In those cases, my first approach is to always try to develop those folks. Because, obviously, we saw enough in them during the interview process to make us want to hire them, and we’re in a situation now where their skillset and their abilities don’t really match the job we’re asking them to do.

So my first question to myself is really always, is there a need in the team or in the company that they are a good match for? And if that’s the case, we’ll try to align them to that, and have some discussions with those folks if they’re interested in doing those things and try to work with the person to get them to a place where they can be successful.

In other cases it may be that they just need a little help. They may need some enablement or some additional training. So I try to go in those directions. That’s usually what I tend toward.

Again, that’s not something that’s different in a distributed team. The only thing that’s different is, how do you figure out that they’re not doing well, or that they may be struggling in a particular area? And again it comes back to communication.

It comes back to communicating with the people in the team, doing the one-on-ones and skip-levels occasionally, and just keeping a pulse on how their work output has been, the level of quality and whether or not they’re able to do things in what’s considered a reasonable period time.

Again, with the technology that we have today, it’s not hard. It’s always really obvious when people are struggling, regardless of whether you’re in a remote distributed team or in an office.

Ledge: Well, what are the daily things that someone should when they’re a member of a remote team? What should they undertake so that they can be successful and make sure they develop that trust?

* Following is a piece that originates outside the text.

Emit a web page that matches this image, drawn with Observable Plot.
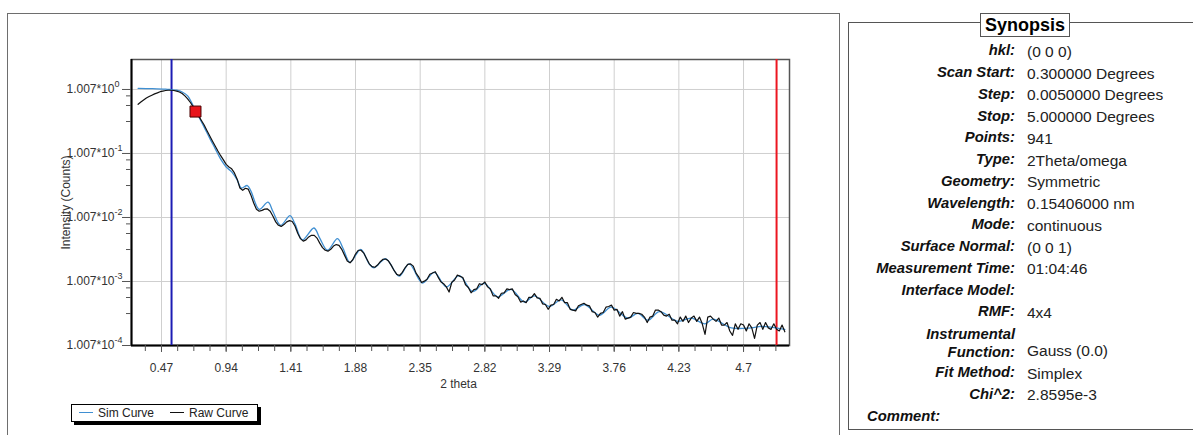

Chris: So, habits – good habits for remote and distributed people – sounds like that’s what you’re asking?

Ledge: That’s right.

Chris: So, I think a lot of the things I’m going to say will overlap with things you should be doing anyway, no matter whether you’re remote or whether you work in an office.

I think it’s important to have a plan. It’s easy sometimes, when people get busy, to fall into the habit of just dealing with whatever fire crops up next. And obviously fires have to be put out but, at the end of the day, the way you can be the most successful is you start with a plan.

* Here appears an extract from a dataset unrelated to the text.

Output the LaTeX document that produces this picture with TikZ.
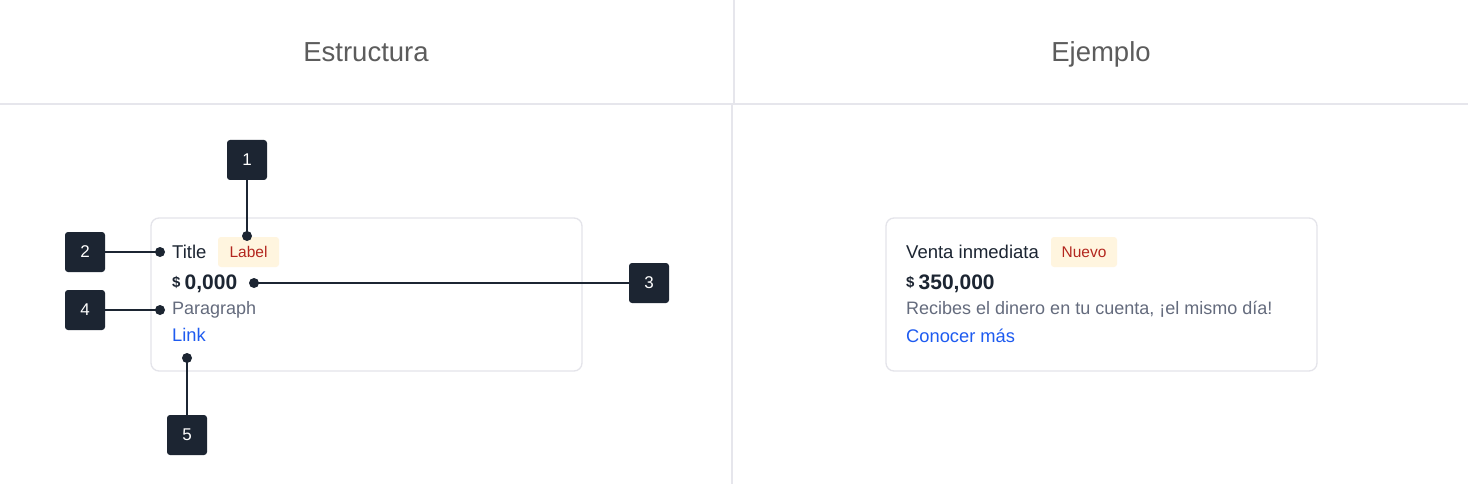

So, if you have a set of work or things that are important… The way I personally do some of this is, I have larger project plans and initiatives and documentation plans around that but as far as a day to day kind of thing, I keep an action items list for myself that I review every day. I sit down every morning and I’ll look at the things that I think I need to try to attack during the day. If there’s anything that has come up over the last few hours since I stopped work yesterday, those things get added to the list. Then I try to stack rank those things and try to make sure that I’m making progress on the ones that really need progress in any given day. That’s one piece of it.

The other habit to get into as a remote distributed employee is just to create yourself a bit of a routine. That doesn’t necessarily mean you always have to sit in a home office.

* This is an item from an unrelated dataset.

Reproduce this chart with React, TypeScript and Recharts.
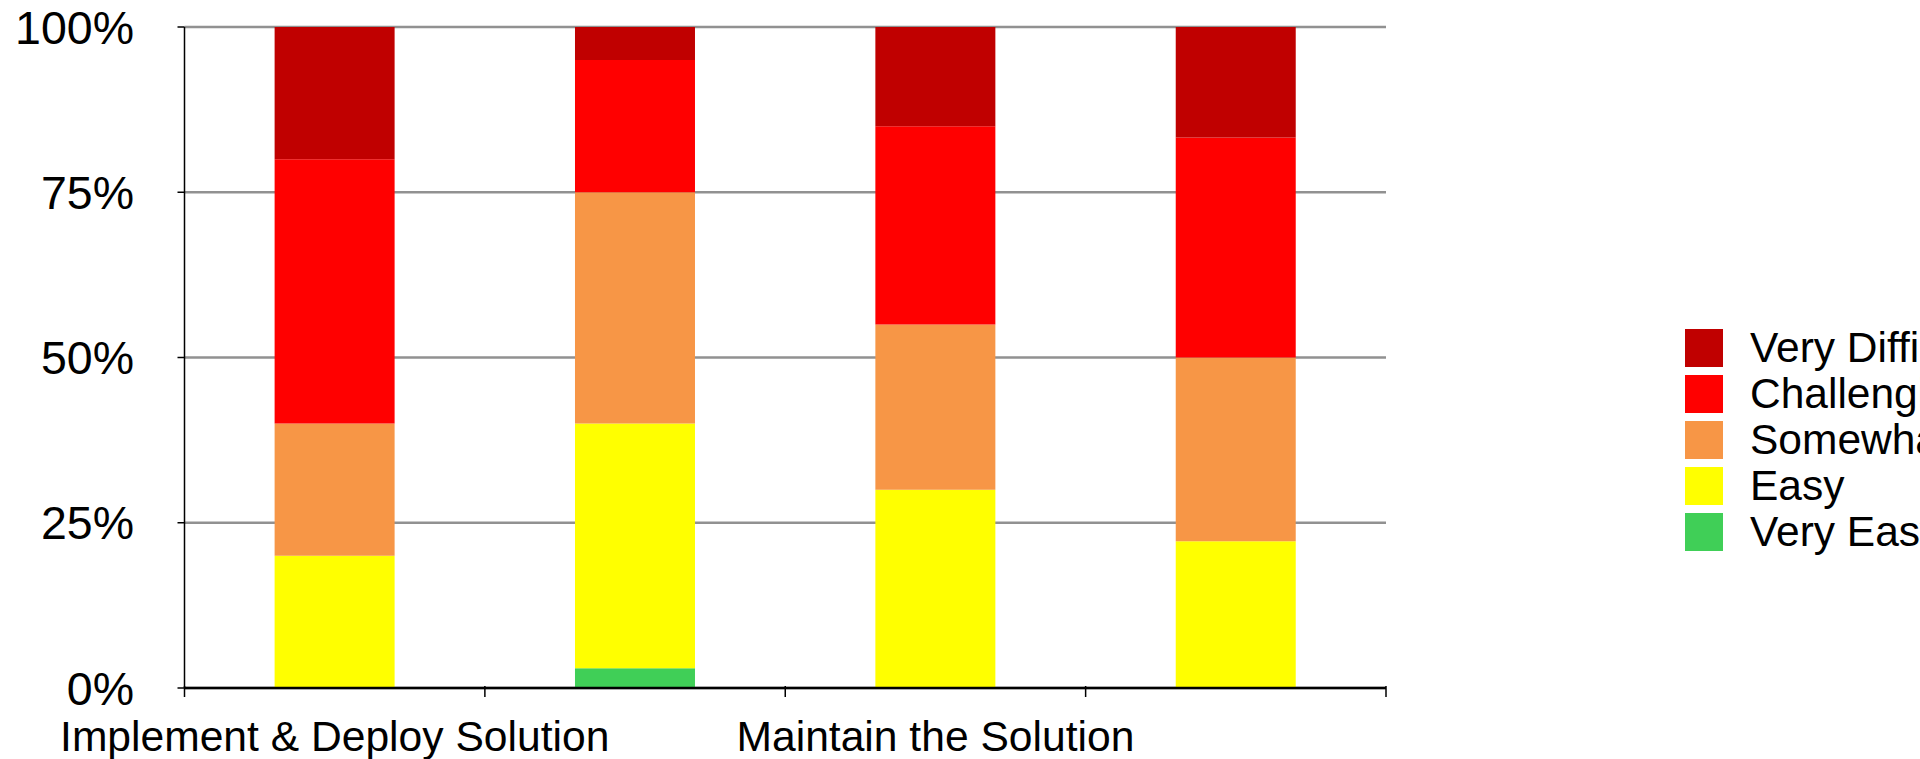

I think it’s actually one of the real benefits of being a remote employee, is it gives you some flexibility. You can go work in a coffee shop, or you can sit outside on your porch, or you can choose to work from the couch on certain days. But I think having some routine, certain hours of the day that you’re going to be working.

Dedicate certain hours of the day to doing things like email or updating issues and issue tracking systems. It helps a lot when you do that because it can cut down on the distraction. If you go in and block your calendar and say, “For this hour of the day and for that hour of each day I’m going to be working on catching up with email but I’m going to reserve time in between to actually sit down and do design or do coding.”

You may have certain hours of the week you reserve for meetings. To try to create some boundaries, so that one set of work task doesn’t constantly create a lot of noise that overwhelms other things and cause things to fall off your plate.

Ledge: Great tips. Well, Chris, thanks so much for joining us. Really good to have you on.

Chris: It’s been a pleasure. Thanks for having me.